For salaried NRIs, the real challenge is usually not paying tax. It is understanding where tax applies, how relief is claimed, and which disclosures are mandatory.
With increasing international reporting systems, remote work arrangements, and global financial tracking, proper DTAA planning has become far more important than most NRIs realize.
If you earn salary outside India while maintaining financial connections in India, professional review of your residential status, DTAA eligibility, and foreign tax credit documentation can help avoid expensive compliance mistakes later.
Frequently Asked Questions
What is DTAA in salary income cases for NRIs?
DTAA is a treaty between two countries that helps prevent double taxation on the same salary income earned by NRIs.
Is foreign salary taxable in India for NRIs?
It depends on residential status, place of employment, and DTAA provisions between India and the foreign country.
Can NRIs claim foreign tax credit in India?
Yes. NRIs can claim Foreign Tax Credit for taxes paid abroad subject to DTAA provisions and proper filing requirements.
What is Form 67?
Form 67 is used for claiming Foreign Tax Credit in India under DTAA provisions.

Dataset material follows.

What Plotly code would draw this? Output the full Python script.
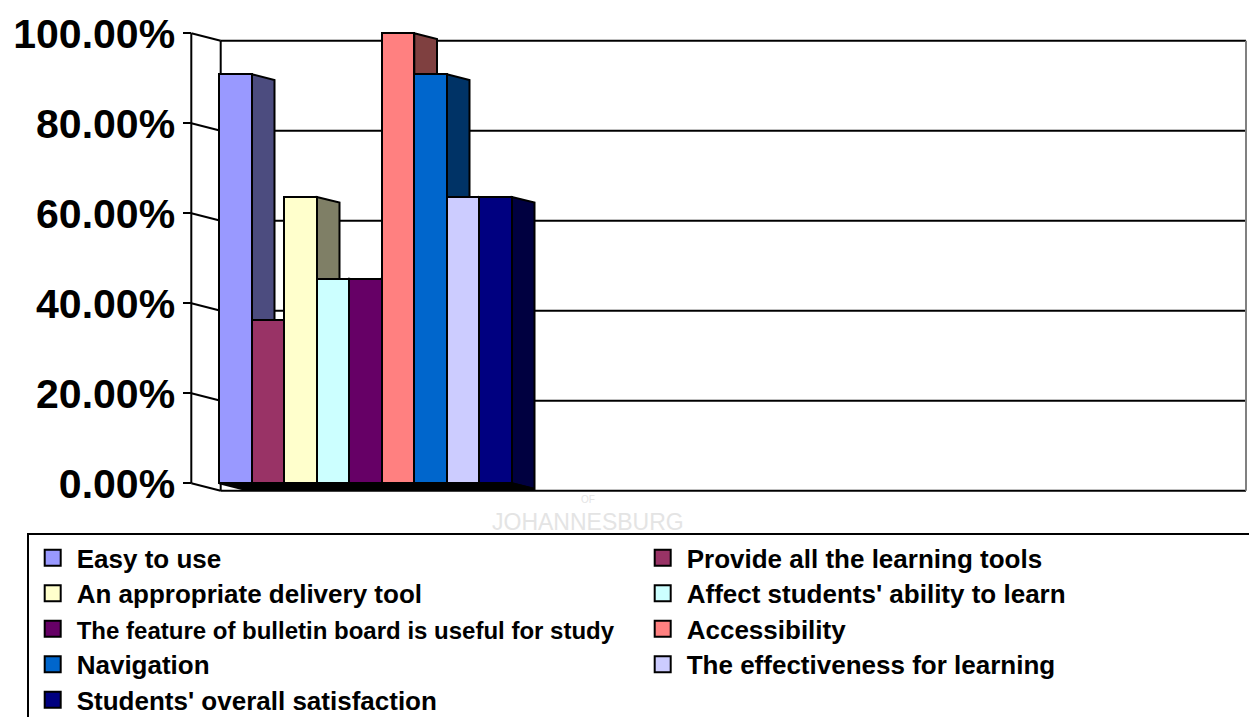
import plotly.graph_objects as go

# ---------------- data ----------------
series_names = [
    "Easy to use",
    "Provide all the learning tools",
    "An appropriate delivery tool",
    "Affect students' ability to learn",
    "The feature of bulletin board is useful for study",
    "Accessibility",
    "Navigation",
    "The effectiveness for learning",
    "Students' overall satisfaction",
]
series_values = [0.9091, 0.3636, 0.6364, 0.4545, 0.4545, 1.0, 0.9091, 0.6364, 0.6364]
series_colors = ["#9999FF", "#993366", "#FFFFCC", "#CCFFFF", "#660066",
                 "#FF8080", "#0066CC", "#CCCCFF", "#000080"]
tick_values = [0.0, 0.2, 0.4, 0.6, 0.8, 1.0]
tick_labels = ["0.00%", "20.00%", "40.00%", "60.00%", "80.00%", "100.00%"]

# ---------------- layout geometry ----------------
W, H = 1249, 717
BAR_LEFT_PX = 219.3
BAR_W_PX = 32.5
Y0_PX = 483.3          # pixel of value 0 on the front plane
PX_PER_UNIT_Y = 450.0  # pixels for value 1.0
AXIS_PX = 191.3        # front vertical axis
WALL_RIGHT_PX = 1246.0
DOM_TOP_PX, DOM_BOT_PX = 20.0, 500.0

x_range = [(0 - BAR_LEFT_PX) / BAR_W_PX, (W - BAR_LEFT_PX) / BAR_W_PX]
y_range = [(Y0_PX - DOM_BOT_PX) / PX_PER_UNIT_Y, (Y0_PX - DOM_TOP_PX) / PX_PER_UNIT_Y]
y_domain = [1 - DOM_BOT_PX / H, 1 - DOM_TOP_PX / H]

axis_u = (AXIS_PX - BAR_LEFT_PX) / BAR_W_PX
wall_dx = 29.4 / BAR_W_PX
wall_dy = 7.4 / PX_PER_UNIT_Y
wall_left = axis_u + wall_dx
wall_right = (WALL_RIGHT_PX - BAR_LEFT_PX) / BAR_W_PX
bar_dx = 0.772 * wall_dx
bar_dy = 0.772 * wall_dy


def darker(hex_color):
    r, g, b = (int(hex_color[i:i + 2], 16) for i in (1, 3, 5))
    return "#%02X%02X%02X" % (r // 2, g // 2, b // 2)


shapes = []
LINE = dict(color="black", width=2)
# back wall gridlines (including top / bottom edges)
for v in tick_values:
    shapes.append(dict(type="line", xref="x", yref="y", layer="below",
                       x0=wall_left, x1=wall_right, y0=v - wall_dy, y1=v - wall_dy, line=LINE))
    # side-wall diagonal tick continuation
    shapes.append(dict(type="line", xref="x", yref="y", layer="below",
                       x0=axis_u, x1=wall_left, y0=v, y1=v - wall_dy, line=LINE))
# wall left edge and right edge
shapes.append(dict(type="line", xref="x", yref="y", layer="below",
                   x0=wall_left, x1=wall_left, y0=-wall_dy, y1=1 - wall_dy, line=LINE))
shapes.append(dict(type="line", xref="x", yref="y", layer="below",
                   x0=wall_right, x1=wall_right, y0=-wall_dy, y1=1 - wall_dy,
                   line=dict(color="#808080", width=2)))
# front vertical axis
shapes.append(dict(type="line", xref="x", yref="y", layer="below",
                   x0=axis_u, x1=axis_u, y0=0, y1=1, line=LINE))

n = len(series_values)
# side faces of the bars
for i, (v, c) in enumerate(zip(series_values, series_colors)):
    xr = i + 1
    shapes.append(dict(type="path", xref="x", yref="y", layer="below",
                       path=f"M {xr},{v} L {xr + bar_dx},{v - bar_dy} L {xr + bar_dx},{-bar_dy} L {xr},{0} Z",
                       fillcolor=darker(c), line=dict(color="black", width=2)))
# bottom faces of the bars (seen from below)
shapes.append(dict(type="path", xref="x", yref="y", layer="below",
                   path=f"M {0},{0} L {n},{0} L {n + bar_dx},{-bar_dy} L {bar_dx},{-bar_dy} Z",
                   fillcolor="black", line=dict(color="black", width=2)))

fig = go.Figure()
# front faces of the bars
for i, (name, v, c) in enumerate(zip(series_names, series_values, series_colors)):
    fig.add_trace(go.Bar(x=[i + 0.5], y=[v], width=[1.0], name=name, marker_color=c,
                         marker_line=dict(color="black", width=2), showlegend=False,
                         hovertemplate=f"{name}: %{{y:.2%}}<extra></extra>"))

# legend entries
for i, (name, c) in enumerate(zip(series_names, series_colors)):
    size = 24 if len(name) > 40 else 26
    label = f'<span style="font-size:{size}px">{name}</span>'
    fig.add_trace(go.Scatter(x=[None], y=[None], mode="markers", name=label,
                             marker=dict(symbol="square", size=16, color=c,
                                         line=dict(color="black", width=2)),
                             showlegend=True))

fig.add_annotation(text="JOHANNESBURG", xref="paper", yref="paper",
                   x=588 / W, y=1 - 507 / H, yanchor="top", showarrow=False,
                   font=dict(family="Liberation Sans, Arial", size=23, color="#E4E4E4"))
fig.add_annotation(text="OF", xref="paper", yref="paper",
                   x=588 / W, y=1 - 507 / H, yanchor="bottom", showarrow=False,
                   font=dict(family="Liberation Sans, Arial", size=10, color="#E4E4E4"))

fig.update_layout(
    width=W, height=H,
    margin=dict(l=0, r=0, t=0, b=0, autoexpand=False),
    paper_bgcolor="white", plot_bgcolor="rgba(0,0,0,0)",
    barmode="overlay", bargap=0,
    shapes=shapes,
    xaxis=dict(domain=[0, 1], range=x_range, visible=False, fixedrange=True),
    yaxis=dict(domain=y_domain, range=y_range, anchor="free", position=AXIS_PX / W,
               tickvals=tick_values, ticktext=tick_labels, ticks="outside",
               ticklen=8, tickwidth=2, tickcolor="black", showgrid=False,
               zeroline=False, showline=False, fixedrange=True, automargin=False,
               tickfont=dict(family="Liberation Sans, Arial", size=41, color="black",
                             weight="bold")),
    legend=dict(orientation="h", x=26.7 / W, y=1 - 533 / H, xanchor="left", yanchor="top",
                bordercolor="black", borderwidth=2, bgcolor="white",
                entrywidth=557, entrywidthmode="pixels", itemwidth=38,
                font=dict(family="Liberation Sans, Arial", size=25, color="black",
                          weight="bold")),
    showlegend=True,
)

fig.write_html("out.html")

Does salary received in an Indian bank account become taxable in India?
Not automatically. Taxability depends on where services were rendered and residential status under Indian tax law.
Can remote work from India affect DTAA benefits?
Yes. Remote work performed from India can create Indian tax exposure depending on treaty provisions and factual circumstances.
Is FEMA residency same as Income Tax residency?
No. FEMA and Income Tax laws have separate residency definitions and both should be evaluated independently.